* [Data provided]:

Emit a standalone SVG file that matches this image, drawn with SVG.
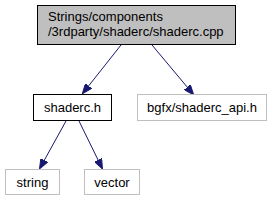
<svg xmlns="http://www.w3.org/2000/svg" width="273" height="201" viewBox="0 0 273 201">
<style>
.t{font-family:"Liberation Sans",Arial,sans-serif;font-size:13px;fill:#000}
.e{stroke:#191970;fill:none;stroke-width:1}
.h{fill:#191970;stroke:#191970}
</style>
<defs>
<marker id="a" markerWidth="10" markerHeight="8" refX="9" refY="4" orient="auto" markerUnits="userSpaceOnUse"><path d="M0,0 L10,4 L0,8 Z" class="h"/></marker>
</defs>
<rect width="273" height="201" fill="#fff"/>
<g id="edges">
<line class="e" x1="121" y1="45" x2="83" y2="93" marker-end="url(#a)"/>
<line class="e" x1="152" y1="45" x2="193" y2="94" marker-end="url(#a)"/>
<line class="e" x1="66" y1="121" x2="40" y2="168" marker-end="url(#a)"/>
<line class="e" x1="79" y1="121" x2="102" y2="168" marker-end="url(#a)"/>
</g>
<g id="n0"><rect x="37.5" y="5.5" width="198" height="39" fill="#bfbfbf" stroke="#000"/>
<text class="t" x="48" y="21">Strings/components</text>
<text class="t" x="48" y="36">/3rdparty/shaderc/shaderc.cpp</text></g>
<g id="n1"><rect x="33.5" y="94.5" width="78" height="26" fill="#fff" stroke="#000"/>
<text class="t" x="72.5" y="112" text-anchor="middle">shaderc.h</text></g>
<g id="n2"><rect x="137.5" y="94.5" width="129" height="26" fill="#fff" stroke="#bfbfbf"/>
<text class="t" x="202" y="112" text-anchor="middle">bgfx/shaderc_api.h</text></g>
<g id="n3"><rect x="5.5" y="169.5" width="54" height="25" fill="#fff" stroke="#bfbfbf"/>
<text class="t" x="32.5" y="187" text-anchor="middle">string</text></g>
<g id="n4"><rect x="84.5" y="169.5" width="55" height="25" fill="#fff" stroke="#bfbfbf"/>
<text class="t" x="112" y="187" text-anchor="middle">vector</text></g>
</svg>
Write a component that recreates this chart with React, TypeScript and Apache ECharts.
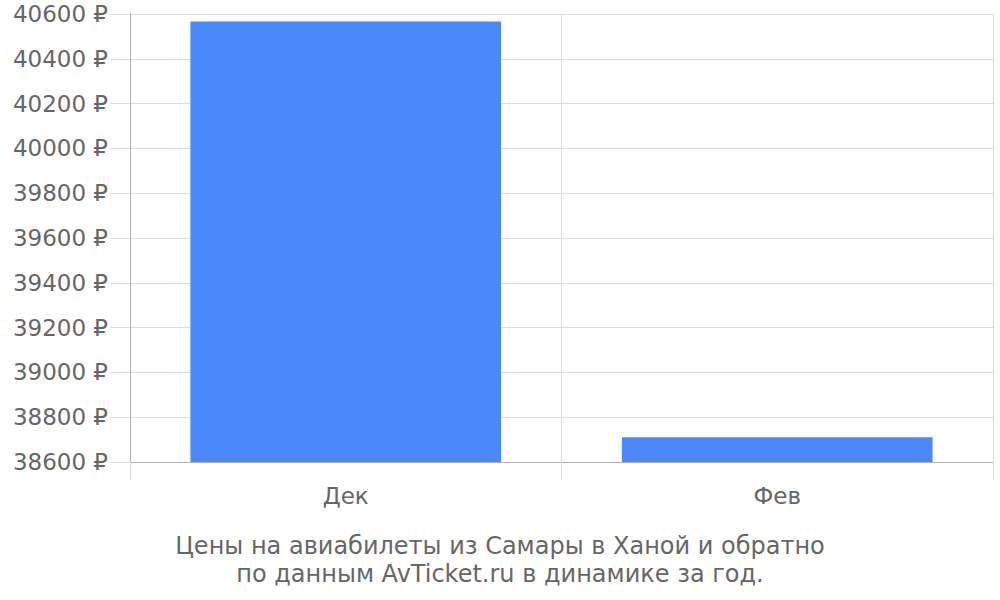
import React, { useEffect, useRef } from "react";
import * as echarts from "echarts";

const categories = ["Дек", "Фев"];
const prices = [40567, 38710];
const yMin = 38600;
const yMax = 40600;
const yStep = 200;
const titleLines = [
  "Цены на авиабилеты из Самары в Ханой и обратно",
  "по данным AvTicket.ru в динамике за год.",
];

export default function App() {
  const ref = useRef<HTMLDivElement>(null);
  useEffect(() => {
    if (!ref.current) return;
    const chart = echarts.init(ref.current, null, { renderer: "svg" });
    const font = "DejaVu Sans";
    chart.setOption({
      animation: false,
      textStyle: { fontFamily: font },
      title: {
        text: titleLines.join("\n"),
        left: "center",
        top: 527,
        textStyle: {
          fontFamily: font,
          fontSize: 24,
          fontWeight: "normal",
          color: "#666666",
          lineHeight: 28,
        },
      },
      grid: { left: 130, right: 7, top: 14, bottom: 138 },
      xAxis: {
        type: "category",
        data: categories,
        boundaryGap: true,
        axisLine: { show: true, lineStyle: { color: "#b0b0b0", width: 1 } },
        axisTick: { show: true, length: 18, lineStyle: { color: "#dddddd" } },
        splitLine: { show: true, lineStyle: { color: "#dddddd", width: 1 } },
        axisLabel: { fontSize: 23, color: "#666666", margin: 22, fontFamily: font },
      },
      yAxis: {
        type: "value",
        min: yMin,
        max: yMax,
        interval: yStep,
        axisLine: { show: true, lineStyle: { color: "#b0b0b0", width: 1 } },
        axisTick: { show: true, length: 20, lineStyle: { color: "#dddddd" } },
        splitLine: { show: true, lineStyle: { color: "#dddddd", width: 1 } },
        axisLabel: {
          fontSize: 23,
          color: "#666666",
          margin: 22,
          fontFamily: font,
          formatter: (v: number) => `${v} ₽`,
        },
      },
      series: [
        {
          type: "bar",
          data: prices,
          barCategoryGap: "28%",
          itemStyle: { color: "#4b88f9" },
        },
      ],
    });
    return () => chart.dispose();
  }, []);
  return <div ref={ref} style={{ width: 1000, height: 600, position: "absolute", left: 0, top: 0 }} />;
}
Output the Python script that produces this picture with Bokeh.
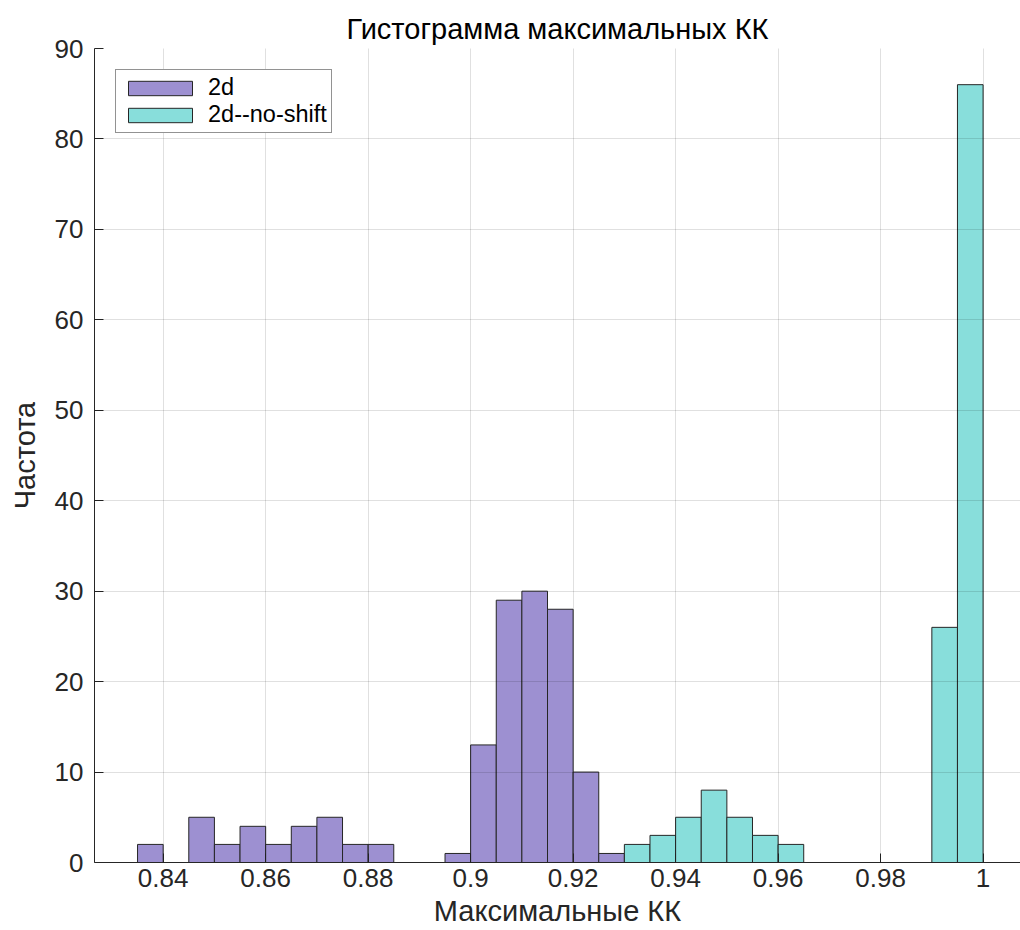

* [Your task]:
Make a verbatim copy of all the entries and strip out the pictures.

* [Solution to this problem]:
Emit a standalone SVG file that matches this image, drawn with SVG.
<svg xmlns="http://www.w3.org/2000/svg" width="273" height="201" viewBox="0 0 273 201">
<style>
.t{font-family:"Liberation Sans",Arial,sans-serif;font-size:13px;fill:#000}
.e{stroke:#191970;fill:none;stroke-width:1}
.h{fill:#191970;stroke:#191970}
</style>
<defs>
<marker id="a" markerWidth="10" markerHeight="8" refX="9" refY="4" orient="auto" markerUnits="userSpaceOnUse"><path d="M0,0 L10,4 L0,8 Z" class="h"/></marker>
</defs>
<rect width="273" height="201" fill="#fff"/>
<g id="edges">
<line class="e" x1="121" y1="45" x2="83" y2="93" marker-end="url(#a)"/>
<line class="e" x1="152" y1="45" x2="193" y2="94" marker-end="url(#a)"/>
<line class="e" x1="66" y1="121" x2="40" y2="168" marker-end="url(#a)"/>
<line class="e" x1="79" y1="121" x2="102" y2="168" marker-end="url(#a)"/>
</g>
<g id="n0"><rect x="37.5" y="5.5" width="198" height="39" fill="#bfbfbf" stroke="#000"/>
<text class="t" x="48" y="21">Strings/components</text>
<text class="t" x="48" y="36">/3rdparty/shaderc/shaderc.cpp</text></g>
<g id="n1"><rect x="33.5" y="94.5" width="78" height="26" fill="#fff" stroke="#000"/>
<text class="t" x="72.5" y="112" text-anchor="middle">shaderc.h</text></g>
<g id="n2"><rect x="137.5" y="94.5" width="129" height="26" fill="#fff" stroke="#bfbfbf"/>
<text class="t" x="202" y="112" text-anchor="middle">bgfx/shaderc_api.h</text></g>
<g id="n3"><rect x="5.5" y="169.5" width="54" height="25" fill="#fff" stroke="#bfbfbf"/>
<text class="t" x="32.5" y="187" text-anchor="middle">string</text></g>
<g id="n4"><rect x="84.5" y="169.5" width="55" height="25" fill="#fff" stroke="#bfbfbf"/>
<text class="t" x="112" y="187" text-anchor="middle">vector</text></g>
</svg>
Write a component that recreates this chart with React, TypeScript and Apache ECharts.
import React, { useEffect, useRef } from "react";
import * as echarts from "echarts";

const categories = ["Дек", "Фев"];
const prices = [40567, 38710];
const yMin = 38600;
const yMax = 40600;
const yStep = 200;
const titleLines = [
  "Цены на авиабилеты из Самары в Ханой и обратно",
  "по данным AvTicket.ru в динамике за год.",
];

export default function App() {
  const ref = useRef<HTMLDivElement>(null);
  useEffect(() => {
    if (!ref.current) return;
    const chart = echarts.init(ref.current, null, { renderer: "svg" });
    const font = "DejaVu Sans";
    chart.setOption({
      animation: false,
      textStyle: { fontFamily: font },
      title: {
        text: titleLines.join("\n"),
        left: "center",
        top: 527,
        textStyle: {
          fontFamily: font,
          fontSize: 24,
          fontWeight: "normal",
          color: "#666666",
          lineHeight: 28,
        },
      },
      grid: { left: 130, right: 7, top: 14, bottom: 138 },
      xAxis: {
        type: "category",
        data: categories,
        boundaryGap: true,
        axisLine: { show: true, lineStyle: { color: "#b0b0b0", width: 1 } },
        axisTick: { show: true, length: 18, lineStyle: { color: "#dddddd" } },
        splitLine: { show: true, lineStyle: { color: "#dddddd", width: 1 } },
        axisLabel: { fontSize: 23, color: "#666666", margin: 22, fontFamily: font },
      },
      yAxis: {
        type: "value",
        min: yMin,
        max: yMax,
        interval: yStep,
        axisLine: { show: true, lineStyle: { color: "#b0b0b0", width: 1 } },
        axisTick: { show: true, length: 20, lineStyle: { color: "#dddddd" } },
        splitLine: { show: true, lineStyle: { color: "#dddddd", width: 1 } },
        axisLabel: {
          fontSize: 23,
          color: "#666666",
          margin: 22,
          fontFamily: font,
          formatter: (v: number) => `${v} ₽`,
        },
      },
      series: [
        {
          type: "bar",
          data: prices,
          barCategoryGap: "28%",
          itemStyle: { color: "#4b88f9" },
        },
      ],
    });
    return () => chart.dispose();
  }, []);
  return <div ref={ref} style={{ width: 1000, height: 600, position: "absolute", left: 0, top: 0 }} />;
}
Output the Python script that produces this picture with Bokeh.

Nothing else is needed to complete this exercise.